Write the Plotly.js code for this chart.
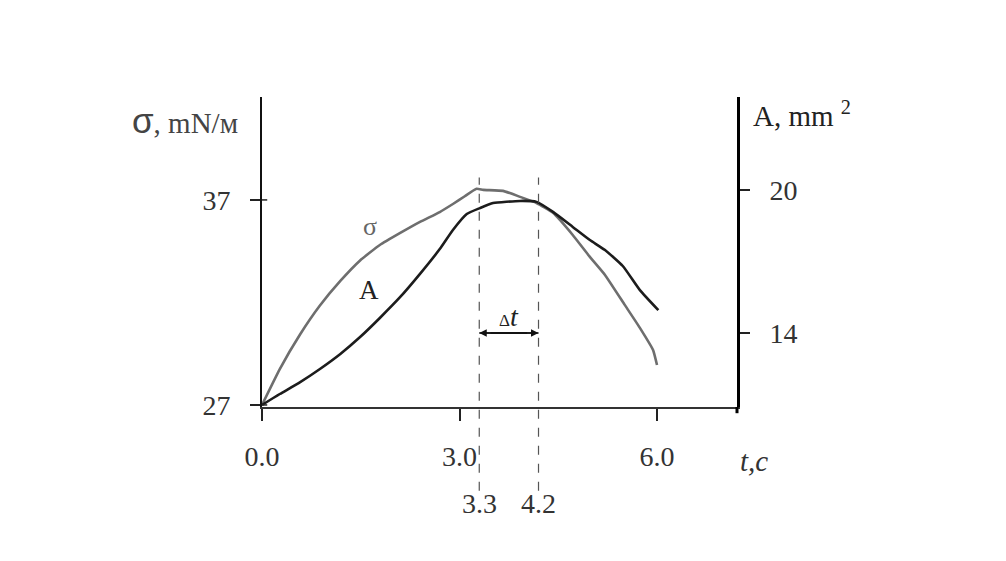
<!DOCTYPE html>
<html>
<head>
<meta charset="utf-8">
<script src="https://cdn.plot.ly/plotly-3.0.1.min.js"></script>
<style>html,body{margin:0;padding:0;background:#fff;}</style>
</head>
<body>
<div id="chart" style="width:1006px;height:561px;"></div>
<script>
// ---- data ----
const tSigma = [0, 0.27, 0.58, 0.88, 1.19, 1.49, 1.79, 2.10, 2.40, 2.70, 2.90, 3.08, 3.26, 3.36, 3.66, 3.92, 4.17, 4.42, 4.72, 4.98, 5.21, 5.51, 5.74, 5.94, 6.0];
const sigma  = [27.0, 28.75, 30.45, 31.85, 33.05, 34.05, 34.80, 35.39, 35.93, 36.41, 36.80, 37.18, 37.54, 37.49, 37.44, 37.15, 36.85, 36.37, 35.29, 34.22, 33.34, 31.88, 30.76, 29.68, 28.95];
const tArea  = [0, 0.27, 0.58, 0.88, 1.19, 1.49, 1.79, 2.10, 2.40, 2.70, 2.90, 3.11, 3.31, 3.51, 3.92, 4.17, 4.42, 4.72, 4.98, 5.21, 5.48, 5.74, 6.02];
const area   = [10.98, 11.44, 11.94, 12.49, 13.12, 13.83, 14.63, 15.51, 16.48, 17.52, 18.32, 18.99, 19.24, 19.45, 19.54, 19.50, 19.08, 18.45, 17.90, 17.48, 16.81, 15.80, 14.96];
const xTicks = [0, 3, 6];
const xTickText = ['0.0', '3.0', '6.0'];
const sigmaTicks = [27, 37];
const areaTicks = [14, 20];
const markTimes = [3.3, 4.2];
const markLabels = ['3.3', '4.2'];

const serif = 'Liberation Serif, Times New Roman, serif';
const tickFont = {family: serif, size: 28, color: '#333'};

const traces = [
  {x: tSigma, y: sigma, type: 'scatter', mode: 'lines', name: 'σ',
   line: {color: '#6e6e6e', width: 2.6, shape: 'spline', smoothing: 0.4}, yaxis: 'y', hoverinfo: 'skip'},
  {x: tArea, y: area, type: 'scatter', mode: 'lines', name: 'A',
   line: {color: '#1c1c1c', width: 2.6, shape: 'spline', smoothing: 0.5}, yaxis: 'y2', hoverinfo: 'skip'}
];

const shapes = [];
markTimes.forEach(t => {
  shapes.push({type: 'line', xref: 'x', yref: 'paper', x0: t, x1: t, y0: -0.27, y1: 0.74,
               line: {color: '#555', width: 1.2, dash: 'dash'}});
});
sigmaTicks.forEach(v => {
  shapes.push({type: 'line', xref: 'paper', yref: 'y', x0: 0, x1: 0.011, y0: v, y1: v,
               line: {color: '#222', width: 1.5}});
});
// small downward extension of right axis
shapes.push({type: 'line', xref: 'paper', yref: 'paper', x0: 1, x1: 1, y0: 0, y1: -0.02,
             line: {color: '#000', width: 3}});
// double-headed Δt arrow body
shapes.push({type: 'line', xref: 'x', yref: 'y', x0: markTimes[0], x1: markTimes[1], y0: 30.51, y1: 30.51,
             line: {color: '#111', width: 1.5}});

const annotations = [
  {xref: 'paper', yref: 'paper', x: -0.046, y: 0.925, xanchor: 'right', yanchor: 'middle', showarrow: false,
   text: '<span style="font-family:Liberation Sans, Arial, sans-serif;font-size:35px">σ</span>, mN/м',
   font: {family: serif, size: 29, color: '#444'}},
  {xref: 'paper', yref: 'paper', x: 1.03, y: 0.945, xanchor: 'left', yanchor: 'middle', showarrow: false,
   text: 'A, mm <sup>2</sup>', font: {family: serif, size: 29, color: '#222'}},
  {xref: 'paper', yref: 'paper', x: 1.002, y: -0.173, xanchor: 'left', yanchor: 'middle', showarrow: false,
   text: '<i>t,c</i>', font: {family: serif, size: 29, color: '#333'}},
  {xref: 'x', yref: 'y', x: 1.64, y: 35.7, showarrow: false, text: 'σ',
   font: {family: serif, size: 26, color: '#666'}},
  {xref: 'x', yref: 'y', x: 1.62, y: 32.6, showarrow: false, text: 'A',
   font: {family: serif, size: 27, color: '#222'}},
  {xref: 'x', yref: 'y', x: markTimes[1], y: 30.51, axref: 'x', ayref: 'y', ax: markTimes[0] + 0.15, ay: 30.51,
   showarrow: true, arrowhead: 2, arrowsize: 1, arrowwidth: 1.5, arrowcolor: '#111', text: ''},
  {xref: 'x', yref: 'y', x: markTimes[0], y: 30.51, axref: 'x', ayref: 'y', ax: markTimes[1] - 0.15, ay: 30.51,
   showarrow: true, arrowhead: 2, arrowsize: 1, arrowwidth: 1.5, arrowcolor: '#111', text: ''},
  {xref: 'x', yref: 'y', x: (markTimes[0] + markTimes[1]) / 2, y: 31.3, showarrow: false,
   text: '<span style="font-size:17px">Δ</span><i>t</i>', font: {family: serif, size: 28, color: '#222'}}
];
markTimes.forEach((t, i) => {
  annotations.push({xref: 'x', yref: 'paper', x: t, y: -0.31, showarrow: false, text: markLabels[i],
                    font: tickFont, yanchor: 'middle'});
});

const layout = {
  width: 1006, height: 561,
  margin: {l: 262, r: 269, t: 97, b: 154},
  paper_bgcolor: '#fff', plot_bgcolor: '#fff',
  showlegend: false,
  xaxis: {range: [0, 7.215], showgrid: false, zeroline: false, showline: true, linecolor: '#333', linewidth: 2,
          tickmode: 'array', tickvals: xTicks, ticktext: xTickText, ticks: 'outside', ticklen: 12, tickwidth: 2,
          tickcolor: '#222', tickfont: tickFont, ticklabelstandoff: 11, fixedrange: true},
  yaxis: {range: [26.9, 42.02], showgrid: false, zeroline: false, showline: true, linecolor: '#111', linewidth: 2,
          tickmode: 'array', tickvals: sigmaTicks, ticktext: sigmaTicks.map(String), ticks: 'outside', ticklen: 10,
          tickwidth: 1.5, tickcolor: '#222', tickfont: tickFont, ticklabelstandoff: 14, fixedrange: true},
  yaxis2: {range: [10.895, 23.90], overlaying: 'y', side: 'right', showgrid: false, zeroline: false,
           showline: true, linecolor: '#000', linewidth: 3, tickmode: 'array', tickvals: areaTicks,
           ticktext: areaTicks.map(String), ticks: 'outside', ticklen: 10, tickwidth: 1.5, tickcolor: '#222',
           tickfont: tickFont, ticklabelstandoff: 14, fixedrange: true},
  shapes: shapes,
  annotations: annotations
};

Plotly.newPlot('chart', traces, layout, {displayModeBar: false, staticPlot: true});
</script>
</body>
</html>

^^^^

**STATED PROBLEM:**
Give back exactly the lines from the first line of the data through the line with "const markLabels = ['3.3', '4.2'];", pictures excluded.

**RESULT FOR THIS EXERCISE:**
Write the Plotly.js code for this chart.
<!DOCTYPE html>
<html>
<head>
<meta charset="utf-8">
<script src="https://cdn.plot.ly/plotly-3.0.1.min.js"></script>
<style>html,body{margin:0;padding:0;background:#fff;}</style>
</head>
<body>
<div id="chart" style="width:1006px;height:561px;"></div>
<script>
// ---- data ----
const tSigma = [0, 0.27, 0.58, 0.88, 1.19, 1.49, 1.79, 2.10, 2.40, 2.70, 2.90, 3.08, 3.26, 3.36, 3.66, 3.92, 4.17, 4.42, 4.72, 4.98, 5.21, 5.51, 5.74, 5.94, 6.0];
const sigma  = [27.0, 28.75, 30.45, 31.85, 33.05, 34.05, 34.80, 35.39, 35.93, 36.41, 36.80, 37.18, 37.54, 37.49, 37.44, 37.15, 36.85, 36.37, 35.29, 34.22, 33.34, 31.88, 30.76, 29.68, 28.95];
const tArea  = [0, 0.27, 0.58, 0.88, 1.19, 1.49, 1.79, 2.10, 2.40, 2.70, 2.90, 3.11, 3.31, 3.51, 3.92, 4.17, 4.42, 4.72, 4.98, 5.21, 5.48, 5.74, 6.02];
const area   = [10.98, 11.44, 11.94, 12.49, 13.12, 13.83, 14.63, 15.51, 16.48, 17.52, 18.32, 18.99, 19.24, 19.45, 19.54, 19.50, 19.08, 18.45, 17.90, 17.48, 16.81, 15.80, 14.96];
const xTicks = [0, 3, 6];
const xTickText = ['0.0', '3.0', '6.0'];
const sigmaTicks = [27, 37];
const areaTicks = [14, 20];
const markTimes = [3.3, 4.2];
const markLabels = ['3.3', '4.2'];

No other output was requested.